▸ **Task**: Reproduce the full listing below unchanged, apart from the pictures.

********

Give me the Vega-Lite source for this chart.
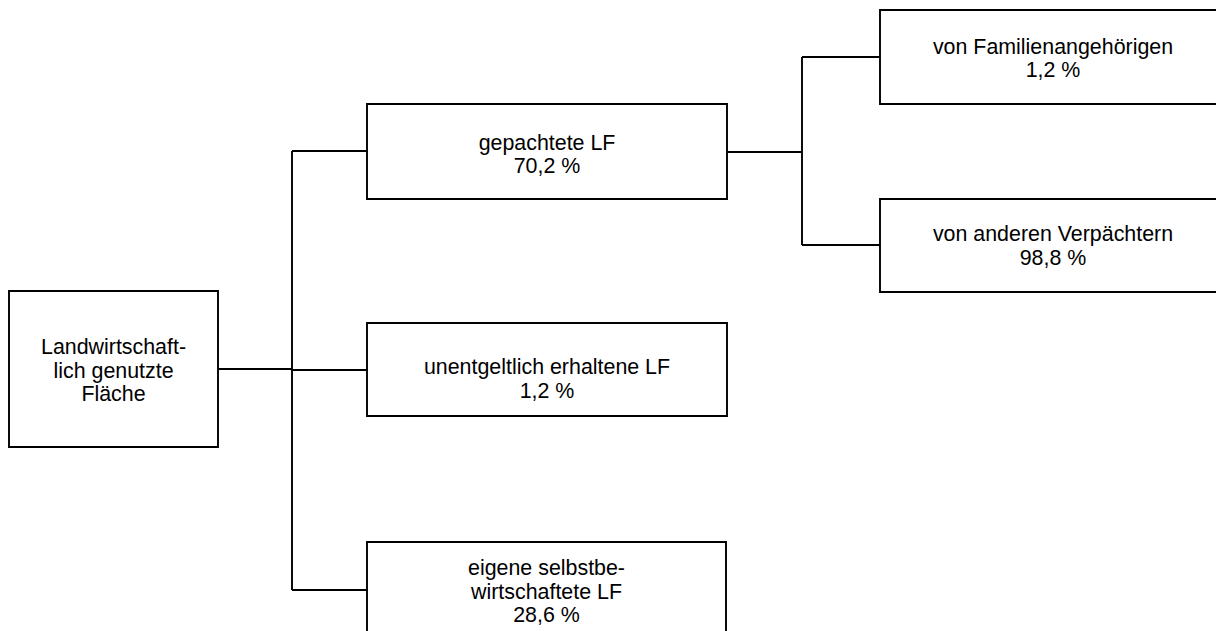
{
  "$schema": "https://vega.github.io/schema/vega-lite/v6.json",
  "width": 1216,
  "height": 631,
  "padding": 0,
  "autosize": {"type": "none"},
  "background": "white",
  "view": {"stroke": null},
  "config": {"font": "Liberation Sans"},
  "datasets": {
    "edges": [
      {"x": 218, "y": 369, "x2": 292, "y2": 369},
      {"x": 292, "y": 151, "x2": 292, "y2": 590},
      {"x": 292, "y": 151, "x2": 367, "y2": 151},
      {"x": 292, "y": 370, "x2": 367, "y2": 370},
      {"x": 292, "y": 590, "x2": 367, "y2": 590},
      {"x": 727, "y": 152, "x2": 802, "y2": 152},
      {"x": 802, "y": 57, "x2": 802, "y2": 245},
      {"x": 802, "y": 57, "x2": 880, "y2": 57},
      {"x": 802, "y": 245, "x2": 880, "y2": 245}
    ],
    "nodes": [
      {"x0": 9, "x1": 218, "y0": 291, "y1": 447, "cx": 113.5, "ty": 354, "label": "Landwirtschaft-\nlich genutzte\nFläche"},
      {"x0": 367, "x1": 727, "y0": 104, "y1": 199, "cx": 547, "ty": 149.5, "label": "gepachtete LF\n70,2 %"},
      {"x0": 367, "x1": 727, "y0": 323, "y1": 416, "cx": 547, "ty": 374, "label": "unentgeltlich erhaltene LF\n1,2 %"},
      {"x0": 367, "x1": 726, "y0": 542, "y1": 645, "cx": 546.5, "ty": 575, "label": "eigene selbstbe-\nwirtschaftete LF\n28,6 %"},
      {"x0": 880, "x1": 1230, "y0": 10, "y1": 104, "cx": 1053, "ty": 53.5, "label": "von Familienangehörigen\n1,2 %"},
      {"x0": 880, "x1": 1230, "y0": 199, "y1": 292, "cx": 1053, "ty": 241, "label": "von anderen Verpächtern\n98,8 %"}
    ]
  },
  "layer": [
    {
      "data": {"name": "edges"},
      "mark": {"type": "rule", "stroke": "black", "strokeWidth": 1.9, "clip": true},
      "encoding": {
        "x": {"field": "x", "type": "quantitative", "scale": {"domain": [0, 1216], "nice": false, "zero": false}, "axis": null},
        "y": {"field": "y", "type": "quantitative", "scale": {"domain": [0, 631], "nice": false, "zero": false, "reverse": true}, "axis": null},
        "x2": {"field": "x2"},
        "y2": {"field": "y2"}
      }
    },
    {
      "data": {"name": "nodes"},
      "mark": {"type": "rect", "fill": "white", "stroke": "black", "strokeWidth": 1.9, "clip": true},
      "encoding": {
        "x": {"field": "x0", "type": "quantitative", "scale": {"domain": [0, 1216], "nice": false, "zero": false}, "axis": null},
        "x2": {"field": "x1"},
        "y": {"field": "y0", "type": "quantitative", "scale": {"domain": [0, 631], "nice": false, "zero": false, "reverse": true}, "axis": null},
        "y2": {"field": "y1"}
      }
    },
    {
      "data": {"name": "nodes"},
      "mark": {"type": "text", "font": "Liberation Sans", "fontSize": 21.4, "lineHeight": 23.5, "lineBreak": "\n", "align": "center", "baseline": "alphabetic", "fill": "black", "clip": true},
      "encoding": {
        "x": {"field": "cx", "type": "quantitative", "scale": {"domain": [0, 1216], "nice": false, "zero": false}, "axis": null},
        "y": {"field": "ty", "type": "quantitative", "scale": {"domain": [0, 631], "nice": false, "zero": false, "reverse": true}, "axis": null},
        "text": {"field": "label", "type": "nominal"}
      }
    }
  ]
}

********

▸ **Output of the exercise**:
Give me the Vega-Lite source for this chart.
{
  "$schema": "https://vega.github.io/schema/vega-lite/v6.json",
  "width": 1216,
  "height": 631,
  "padding": 0,
  "autosize": {"type": "none"},
  "background": "white",
  "view": {"stroke": null},
  "config": {"font": "Liberation Sans"},
  "datasets": {
    "edges": [
      {"x": 218, "y": 369, "x2": 292, "y2": 369},
      {"x": 292, "y": 151, "x2": 292, "y2": 590},
      {"x": 292, "y": 151, "x2": 367, "y2": 151},
      {"x": 292, "y": 370, "x2": 367, "y2": 370},
      {"x": 292, "y": 590, "x2": 367, "y2": 590},
      {"x": 727, "y": 152, "x2": 802, "y2": 152},
      {"x": 802, "y": 57, "x2": 802, "y2": 245},
      {"x": 802, "y": 57, "x2": 880, "y2": 57},
      {"x": 802, "y": 245, "x2": 880, "y2": 245}
    ],
    "nodes": [
      {"x0": 9, "x1": 218, "y0": 291, "y1": 447, "cx": 113.5, "ty": 354, "label": "Landwirtschaft-\nlich genutzte\nFläche"},
      {"x0": 367, "x1": 727, "y0": 104, "y1": 199, "cx": 547, "ty": 149.5, "label": "gepachtete LF\n70,2 %"},
      {"x0": 367, "x1": 727, "y0": 323, "y1": 416, "cx": 547, "ty": 374, "label": "unentgeltlich erhaltene LF\n1,2 %"},
      {"x0": 367, "x1": 726, "y0": 542, "y1": 645, "cx": 546.5, "ty": 575, "label": "eigene selbstbe-\nwirtschaftete LF\n28,6 %"},
      {"x0": 880, "x1": 1230, "y0": 10, "y1": 104, "cx": 1053, "ty": 53.5, "label": "von Familienangehörigen\n1,2 %"},
      {"x0": 880, "x1": 1230, "y0": 199, "y1": 292, "cx": 1053, "ty": 241, "label": "von anderen Verpächtern\n98,8 %"}
    ]
  },
  "layer": [
    {
      "data": {"name": "edges"},
      "mark": {"type": "rule", "stroke": "black", "strokeWidth": 1.9, "clip": true},
      "encoding": {
        "x": {"field": "x", "type": "quantitative", "scale": {"domain": [0, 1216], "nice": false, "zero": false}, "axis": null},
        "y": {"field": "y", "type": "quantitative", "scale": {"domain": [0, 631], "nice": false, "zero": false, "reverse": true}, "axis": null},
        "x2": {"field": "x2"},
        "y2": {"field": "y2"}
      }
    },
    {
      "data": {"name": "nodes"},
      "mark": {"type": "rect", "fill": "white", "stroke": "black", "strokeWidth": 1.9, "clip": true},
      "encoding": {
        "x": {"field": "x0", "type": "quantitative", "scale": {"domain": [0, 1216], "nice": false, "zero": false}, "axis": null},
        "x2": {"field": "x1"},
        "y": {"field": "y0", "type": "quantitative", "scale": {"domain": [0, 631], "nice": false, "zero": false, "reverse": true}, "axis": null},
        "y2": {"field": "y1"}
      }
    },
    {
      "data": {"name": "nodes"},
      "mark": {"type": "text", "font": "Liberation Sans", "fontSize": 21.4, "lineHeight": 23.5, "lineBreak": "\n", "align": "center", "baseline": "alphabetic", "fill": "black", "clip": true},
      "encoding": {
        "x": {"field": "cx", "type": "quantitative", "scale": {"domain": [0, 1216], "nice": false, "zero": false}, "axis": null},
        "y": {"field": "ty", "type": "quantitative", "scale": {"domain": [0, 631], "nice": false, "zero": false, "reverse": true}, "axis": null},
        "text": {"field": "label", "type": "nominal"}
      }
    }
  ]
}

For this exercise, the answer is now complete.